Written problem> Working from the top of the listing below, retype each line through the line containing "idx = list(range(131))", both included, with no pictures.

Information shown>
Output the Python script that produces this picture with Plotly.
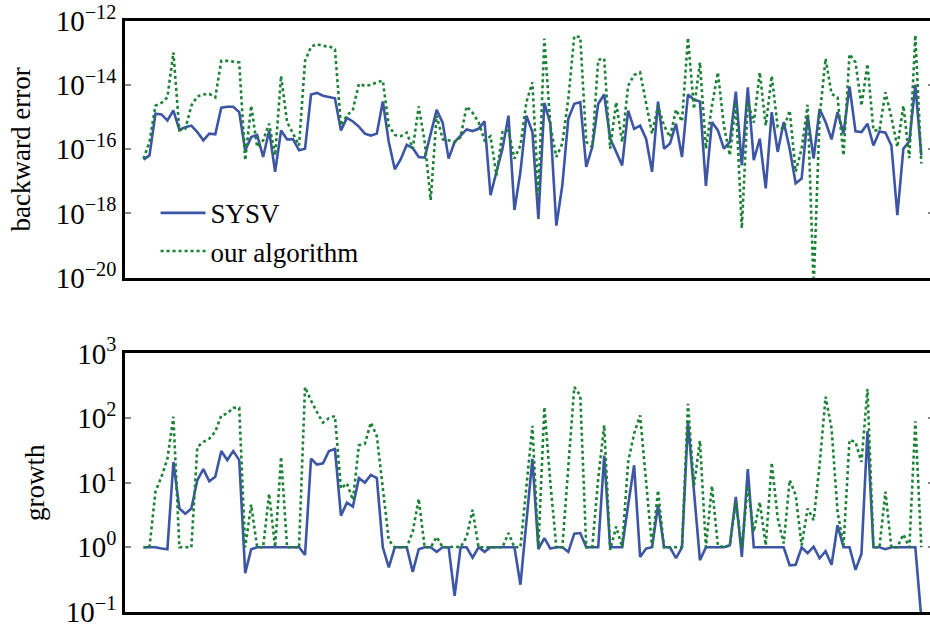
import plotly.graph_objects as go

# sample index (131 test matrices)
idx = list(range(131))

# log10 of backward error
sysv_backward_log10 = [
    -16.32, -16.19, -14.89, -14.91, -15.10, -14.79, -15.39, -15.31, -15.26, -15.46,
    -15.72, -15.51, -15.53, -14.70, -14.67, -14.67, -14.84, -16.03, -15.62, -15.55,
    -16.24, -15.41, -16.70, -15.41, -15.69, -15.69, -16.03, -15.98, -14.29, -14.24,
    -14.33, -14.38, -14.41, -15.41, -15.02, -15.13, -15.29, -15.51, -15.57, -15.51,
    -14.51, -15.77, -16.62, -16.31, -15.86, -15.96, -16.24, -16.26, -15.51, -14.77,
    -15.17, -16.29, -15.77, -15.59, -15.38, -15.43, -15.36, -15.13, -17.43, -16.70,
    -15.98, -14.95, -17.89, -16.70, -14.95, -15.46, -18.17, -14.55, -15.20, -18.38,
    -17.12, -15.05, -14.58, -14.53, -16.55, -15.93, -14.58, -14.29, -15.67, -16.08,
    -16.50, -14.79, -15.36, -15.26, -15.67, -16.70, -14.51, -15.98, -15.82, -15.20,
    -16.24, -14.29, -14.45, -14.51, -17.14, -15.15, -15.41, -15.98, -15.77, -14.20,
    -16.50, -14.07, -16.34, -15.67, -17.22, -14.84, -16.08, -15.15, -15.98, -17.06,
    -16.91, -14.95, -16.29, -14.74, -15.15, -15.69, -14.84, -15.51, -14.04, -15.44,
    -15.46, -15.20, -15.88, -15.44, -15.48, -15.88, -18.05, -15.98, -15.75, -13.99,
    -16.19,
]
ours_backward_log10 = [
    -16.29, -15.77, -14.64, -14.55, -14.38, -12.98, -15.41, -15.36, -14.64, -14.35,
    -14.29, -14.27, -14.38, -13.24, -13.24, -13.26, -13.29, -16.34, -14.64, -15.93,
    -15.72, -15.20, -16.19, -13.71, -15.15, -15.51, -15.88, -13.24, -12.80, -12.72,
    -12.78, -12.78, -12.88, -15.26, -14.95, -14.76, -13.96, -14.02, -13.99, -13.91,
    -13.86, -15.26, -15.55, -15.59, -15.48, -15.98, -14.66, -15.77, -17.58, -14.95,
    -15.69, -15.72, -15.77, -15.62, -14.66, -14.86, -15.15, -15.72, -15.59, -16.81,
    -15.46, -15.41, -16.29, -15.88, -14.53, -13.91, -17.43, -12.55, -15.26, -16.24,
    -15.82, -14.43, -12.47, -12.50, -15.77, -15.93, -13.21, -13.17, -15.98, -14.53,
    -15.77, -14.02, -13.68, -13.60, -14.53, -15.51, -14.64, -15.26, -15.62, -14.76,
    -15.13, -12.52, -14.74, -13.29, -15.98, -14.64, -13.60, -15.26, -16.19, -14.55,
    -18.46, -14.53, -15.17, -13.60, -15.26, -13.71, -15.31, -15.36, -14.79, -16.70,
    -15.98, -14.61, -20.30, -15.00, -13.17, -14.27, -14.38, -16.19, -13.03, -13.29,
    -14.64, -13.34, -15.41, -15.41, -14.22, -15.00, -15.93, -14.64, -16.27, -12.44,
    -16.44,
]

# log10 of growth factor
sysv_growth_log10 = [
    0.00, 0.00, 0.00, -0.02, -0.03, 1.32, 0.60, 0.52, 0.60, 1.04,
    1.21, 1.02, 1.09, 1.49, 1.35, 1.49, 1.35, -0.40, -0.03, 0.00,
    0.00, 0.00, 0.00, 0.00, -0.01, 0.00, 0.00, -0.12, 1.37, 1.28,
    1.30, 1.49, 1.52, 0.49, 0.69, 0.63, 1.07, 1.00, 1.12, 1.07,
    0.00, -0.31, 0.00, 0.00, 0.00, -0.38, -0.03, 0.00, 0.00, -0.07,
    0.00, 0.00, -0.75, 0.00, 0.00, -0.16, 0.00, -0.07, 0.00, 0.00,
    0.00, 0.00, 0.00, -0.58, 0.40, 1.37, -0.03, 0.14, -0.02, 0.00,
    0.00, -0.07, 0.21, 0.22, 0.00, 0.00, 0.00, 1.42, 0.00, 0.00,
    0.00, 0.65, 1.27, -0.15, -0.02, 0.00, 0.65, 0.00, 0.00, -0.17,
    0.00, 1.94, 0.91, -0.20, 0.00, 0.00, 0.00, 0.00, 0.03, 0.78,
    -0.15, 1.21, 0.00, 0.00, 0.00, 0.00, 0.00, 0.00, -0.28, -0.27,
    0.00, -0.09, 0.01, -0.17, -0.06, -0.27, 0.34, 0.00, 0.00, -0.35,
    -0.10, 1.80, 0.00, 0.00, -0.03, 0.00, 0.00, 0.00, 0.00, 0.00,
    -1.10,
]
ours_growth_log10 = [
    0.00, 0.00, 0.86, 1.09, 1.37, 2.02, 0.00, 0.00, 0.00, 1.55,
    1.63, 1.68, 1.79, 2.04, 2.07, 2.16, 2.16, 0.00, 0.66, 0.00,
    0.00, 0.83, 0.00, 1.40, 0.00, 0.00, 0.00, 2.48, 2.27, 2.09,
    1.93, 2.00, 2.03, 0.91, 0.99, 0.73, 1.58, 1.60, 1.93, 1.72,
    0.91, 0.11, 0.00, 0.00, 0.00, 0.24, 0.75, 0.00, 0.00, 0.16,
    0.00, 0.00, 0.01, 0.00, 0.16, 0.58, 0.00, 0.00, 0.00, 0.00,
    0.00, 0.22, 0.00, 0.00, 0.95, 1.88, 0.00, 2.17, 1.00, 0.00,
    0.00, 1.27, 2.48, 2.35, 0.00, 0.00, 1.06, 1.89, -0.04, 0.32,
    0.00, 1.32, 1.76, 2.04, 1.06, 0.00, 0.88, 0.00, 0.00, 0.00,
    0.00, 2.22, 0.95, 1.65, 0.00, 0.95, 0.03, 0.00, 0.03, 0.70,
    0.00, 0.95, 0.24, 0.70, 0.03, 1.31, 0.45, 0.06, 1.04, 0.81,
    0.03, 0.60, 0.42, 1.27, 2.33, 1.84, 0.55, 0.03, 1.66, 1.63,
    1.32, 2.45, 0.00, 0.00, 0.86, 0.00, 0.00, 0.20, 0.00, 1.95,
    0.00,
]

series_names = ["SYSV", "our algorithm"]
panel_titles = ["backward error", "growth"]

# tick exponents and labels
backward_tick_exps = [-20, -18, -16, -14, -12]
growth_tick_exps = [-1, 0, 1, 2, 3]
backward_tick_text = ["10<sup>\u2212%d</sup>" % abs(e) for e in backward_tick_exps]
growth_tick_text = ["10<sup>%s</sup>" % (("\u2212%d" % abs(e)) if e < 0 else str(e)) for e in growth_tick_exps]

BLUE = "#3C55A5"
GREEN = "#1B8136"
FONT = "Liberation Serif"
FS = 27
TFS = 29
EPS = 0.002

fig = go.Figure()
fig.add_trace(go.Scatter(x=idx, y=[10 ** v for v in sysv_backward_log10], mode="lines",
                         name=series_names[0], line=dict(color=BLUE, width=2.6),
                         xaxis="x", yaxis="y"))
fig.add_trace(go.Scatter(x=idx, y=[10 ** v for v in ours_backward_log10], mode="lines",
                         name=series_names[1], line=dict(color=GREEN, width=2.6, dash="dot"),
                         xaxis="x", yaxis="y"))
fig.add_trace(go.Scatter(x=idx, y=[10 ** v for v in sysv_growth_log10], mode="lines",
                         showlegend=False, line=dict(color=BLUE, width=2.6),
                         xaxis="x2", yaxis="y2"))
fig.add_trace(go.Scatter(x=idx, y=[10 ** v for v in ours_growth_log10], mode="lines",
                         showlegend=False, line=dict(color=GREEN, width=2.6, dash="dot"),
                         xaxis="x2", yaxis="y2"))

xcommon = dict(range=[-3.09, 132.12], showline=True, linecolor="black", linewidth=2.6,
               mirror=True, showticklabels=False, ticks="", showgrid=False, zeroline=False,
               domain=[0, 1])
ycommon = dict(type="log", tickmode="array", ticks="inside", ticklen=6, tickwidth=2.4,
               tickcolor="#888888", showline=True, linecolor="black", linewidth=2.6,
               mirror="ticks", showgrid=False, zeroline=False, automargin=False,
               ticklabeloverflow="allow",
               tickfont=dict(family=FONT, size=TFS, color="black"))

top_range = [-20 - EPS, -12 + EPS]
bot_range = [-1 - EPS, 3 + EPS]
top_dom = [0.5657, 1.0]
bot_dom = [0.0, 0.4377]

fig.update_layout(
    width=936, height=627,
    margin=dict(l=125, r=2, t=21, b=15),
    paper_bgcolor="white", plot_bgcolor="white",
    font=dict(family=FONT, size=FS, color="black"),
    xaxis=dict(anchor="y", **xcommon),
    xaxis2=dict(anchor="y2", **xcommon),
    yaxis=dict(anchor="x", domain=top_dom, range=top_range,
               tickvals=[10 ** e for e in backward_tick_exps], ticktext=backward_tick_text,
               title=dict(text=panel_titles[0], standoff=18, font=dict(family=FONT, size=FS)),
               **ycommon),
    yaxis2=dict(anchor="x2", domain=bot_dom, range=bot_range,
                tickvals=[10 ** e for e in growth_tick_exps], ticktext=growth_tick_text,
                title=dict(text=panel_titles[1], standoff=14, font=dict(family=FONT, size=FS)),
                **ycommon),
    legend=dict(x=0.0378, y=0.716, xanchor="left", yanchor="top",
                bgcolor="rgba(0,0,0,0)", font=dict(family=FONT, size=FS),
                itemwidth=45),
    showlegend=True,
)

# the page body has no margin; the plot area runs slightly past the window's right edge
fig.write_html("out.html",
               config={"displayModeBar": False},
               post_script="document.body.style.margin='0';document.body.style.overflow='hidden';")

The solution>
Output the Python script that produces this picture with Plotly.
import plotly.graph_objects as go

# sample index (131 test matrices)
idx = list(range(131))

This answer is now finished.